There is pushback here as well. We cannot “out-China” China, some critics claim. Just because the China Development Bank, with billions of dollars in assets, does what it does, the U.S. cannot and should not follow suit. “Countering the Belt and Road Initiative is a foreign policy issue, not an Ex-Im issue,” wrote Diane Katz of the Heritage Foundation. The U.S. should, instead, “help establish and enforce new rules of the road; promote better standards, transparency, and a new vision for regional connectivity; shine a light on the risks and consequences of the [Belt and Road Initiative] where necessary; [and] aid friendly countries subject to Chinese economic coercion.” Laudable goals, but what does this mean in the context of real transactions with real investors, lenders, credit facilities and security arrangements? If the Ex-Im Bank’s low-risk participation in an auction pitch by a U.S. company to an overseas seller or lessor (private or government) makes the difference between that company or a Chinese company getting the contract, which outcome would most benefit the U.S.? Priority should be given to getting actual deals done rather than debating frameworks from the sidelines.
The Ex-Im Bank should not be viewed as a mere commercial, bureaucratic irrelevance to be discarded. It can instead be reframed and restructured as a vehicle to aid overseas strategic investment in competition with our rivals. This could make it an asset that serves an important geopolitical or national-security purpose. Effectively managed with an eye toward concrete, transactional benefits for U.S. companies that can be converted to diplomatic influence (leaving the specifics of the deals to the diligence efforts and good-faith negotiations of the private parties), one could even argue that American taxpayers would be better served if some of the annual defense budget were reallocated from the Pentagon to a reformed Ex-Im Bank.

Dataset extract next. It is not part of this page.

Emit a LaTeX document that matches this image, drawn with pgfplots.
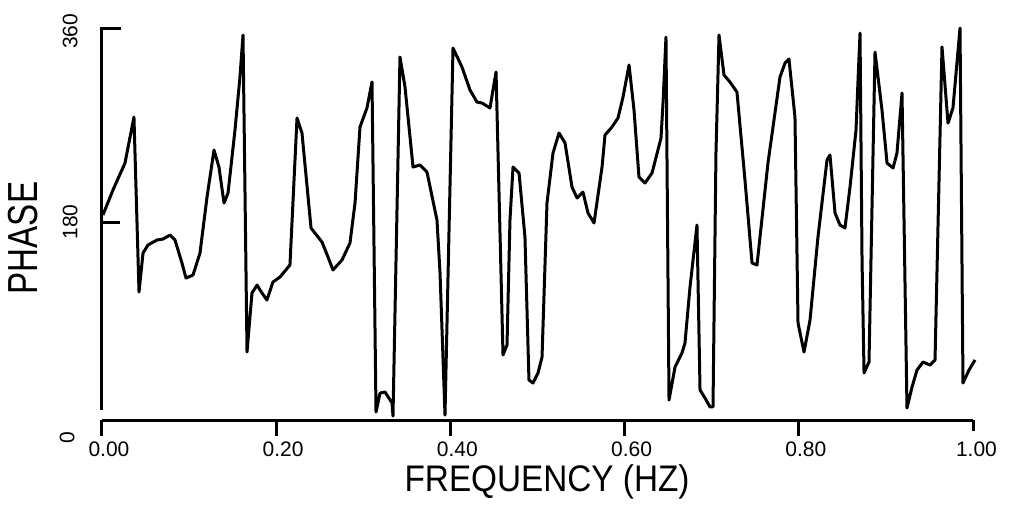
\documentclass[border=0pt]{standalone}
\usepackage{fontspec}
\setmainfont{Liberation Sans}
\usepackage{pgfplots}
\pgfplotsset{compat=1.18}
\begin{document}
\begin{tikzpicture}
\begin{axis}[
  width=435.5pt, height=194pt, scale only axis,
  xmin=0, xmax=1, ymin=0, ymax=360,
  axis line style={draw=none},
  xtick=\empty, ytick=\empty,
  clip=false,
]
\addplot[black, line width=1.5pt, line join=round, mark=none] coordinates {
(0.0011,186.5) (0.0126,209.7) (0.0264,234.7) (0.0367,277.4) (0.0425,115.0)
(0.0471,151.2) (0.0528,158.7) (0.0631,163.3) (0.0700,164.2) (0.0781,167.9)
(0.0838,163.3) (0.0918,142.0) (0.0964,128.0) (0.1045,130.8) (0.1125,151.2)
(0.1206,203.2) (0.1286,246.8) (0.1343,231.0) (0.1401,197.6) (0.1447,206.9)
(0.1527,265.4) (0.1584,314.5) (0.1619,353.5) (0.1665,59.4) (0.1722,114.1)
(0.1780,121.5) (0.1837,114.1) (0.1894,107.6) (0.1963,124.3) (0.2044,129.0)
(0.2158,140.1) (0.2239,276.5) (0.2296,262.6) (0.2400,174.4) (0.2526,161.4)
(0.2595,147.5) (0.2652,135.5) (0.2755,144.7) (0.2847,160.5) (0.2905,197.6)
(0.2962,268.1) (0.3042,285.8) (0.3100,309.9) (0.3146,3.7) (0.3192,21.3)
(0.3249,22.3) (0.3330,12.1) (0.3341,0.0) (0.3421,333.1) (0.3479,305.2)
(0.3571,231.0) (0.3651,232.9) (0.3731,226.4) (0.3846,181.8) (0.3881,132.7)
(0.3938,0.9) (0.4030,341.4) (0.4133,323.8) (0.4225,302.5) (0.4305,291.3)
(0.4363,290.4) (0.4455,285.8) (0.4489,302.5) (0.4524,319.2) (0.4604,56.6)
(0.4650,65.9) (0.4684,181.8) (0.4719,231.0) (0.4788,225.5) (0.4856,166.1)
(0.4902,33.4) (0.4948,30.6) (0.5006,39.9) (0.5052,54.7) (0.5109,197.6)
(0.5178,244.0) (0.5247,262.6) (0.5316,253.3) (0.5396,212.5) (0.5454,202.3)
(0.5522,207.8) (0.5580,188.3) (0.5649,179.1) (0.5741,231.0) (0.5775,260.7)
(0.5855,268.1) (0.5924,276.5) (0.5982,296.0) (0.6051,325.7) (0.6108,283.9)
(0.6165,221.7) (0.6234,216.2) (0.6315,225.5) (0.6418,257.9) (0.6441,290.4)
(0.6475,351.6) (0.6510,14.8) (0.6579,45.5) (0.6659,58.5) (0.6693,67.7)
(0.6751,119.7) (0.6831,177.2) (0.6866,24.1) (0.6923,16.7) (0.6981,8.4)
(0.7015,8.4) (0.7049,244.0) (0.7084,353.5) (0.7141,316.4) (0.7210,309.9)
(0.7290,300.6) (0.7382,219.0) (0.7463,142.0) (0.7520,140.1) (0.7646,234.7)
(0.7784,314.5) (0.7842,327.5) (0.7887,331.2) (0.7956,277.4) (0.7991,86.3)
(0.8060,59.4) (0.8129,89.1) (0.8220,166.1) (0.8324,237.5) (0.8358,242.2)
(0.8416,188.3) (0.8473,177.2) (0.8530,174.4) (0.8588,212.5) (0.8657,265.4)
(0.8680,311.7) (0.8703,355.3) (0.8726,144.7) (0.8749,39.9) (0.8806,50.1)
(0.8875,337.7) (0.8955,283.9) (0.9013,234.7) (0.9082,230.1) (0.9127,244.0)
(0.9185,299.7) (0.9242,7.4) (0.9300,26.9) (0.9357,42.7) (0.9426,50.1)
(0.9506,47.3) (0.9564,52.0) (0.9644,342.4) (0.9713,271.8) (0.9770,285.8)
(0.9851,360.0) (0.9885,30.6) (0.9954,42.7) (1.0023,52.0)
};
% y axis
\draw[line width=1.5pt] (axis cs:0.022,360) -- (axis cs:0,360) -- (axis cs:0,5.6);
\draw[line width=1.5pt] (axis cs:0,180) -- (axis cs:0.021,180);
% x axis
\draw[line width=1.5pt] (axis cs:0,-3.7) -- (axis cs:1,-3.7);
\draw[line width=1.5pt] (axis cs:0,-3.7) -- (axis cs:0,-19);
\draw[line width=1.5pt] (axis cs:0.2,-3.7) -- (axis cs:0.2,-19);
\draw[line width=1.5pt] (axis cs:0.4,-3.7) -- (axis cs:0.4,-19);
\draw[line width=1.5pt] (axis cs:0.6,-3.7) -- (axis cs:0.6,-19);
\draw[line width=1.5pt] (axis cs:0.8,-3.7) -- (axis cs:0.8,-19);
\draw[line width=1.5pt] (axis cs:1,-3.7) -- (axis cs:1,-14);
% tick labels
\begin{scope}[every node/.style={font=\fontsize{10.5}{12}\selectfont, inner sep=0pt}]
\node at (axis cs:0.008,-30.5) {0.00};
\node at (axis cs:0.208,-30.5) {0.20};
\node at (axis cs:0.408,-30.5) {0.40};
\node at (axis cs:0.608,-30.5) {0.60};
\node at (axis cs:0.808,-30.5) {0.80};
\node at (axis cs:1.004,-30.5) {1.00};
\node[rotate=90] at (axis cs:-0.0367,357) {360};
\node[rotate=90] at (axis cs:-0.0367,180) {180};
\node[rotate=90] at (axis cs:-0.040,-20.4) {0};
\end{scope}
\node[rotate=90, inner sep=0pt, font=\fontsize{21}{24}\selectfont] at (axis cs:-0.0907,165.1) {\scalebox{0.79}[1]{PHASE}};
\node[inner sep=0pt, font=\fontsize{18.5}{21}\selectfont] at (axis cs:0.511,-61) {\scalebox{0.9}[1]{FREQUENCY (HZ)}};
\coordinate (bbsw) at (axis cs:-0.1171,-85.4);
\coordinate (bbne) at (axis cs:1.0551,386.0);
\end{axis}
\pgfresetboundingbox
\path (bbsw) rectangle (bbne);
\end{tikzpicture}
\end{document}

There has never been a time when trade and investment were not inextricably linked with foreign policy. Looking ahead, the U.S. would be better served if policymakers worried as much, or more, about expanding American companies’ market shares in emerging regions of the world and winning investment bids than about where to send the Fifth Fleet. That is certainly how our main adversaries seem to be thinking about their foreign policies these days.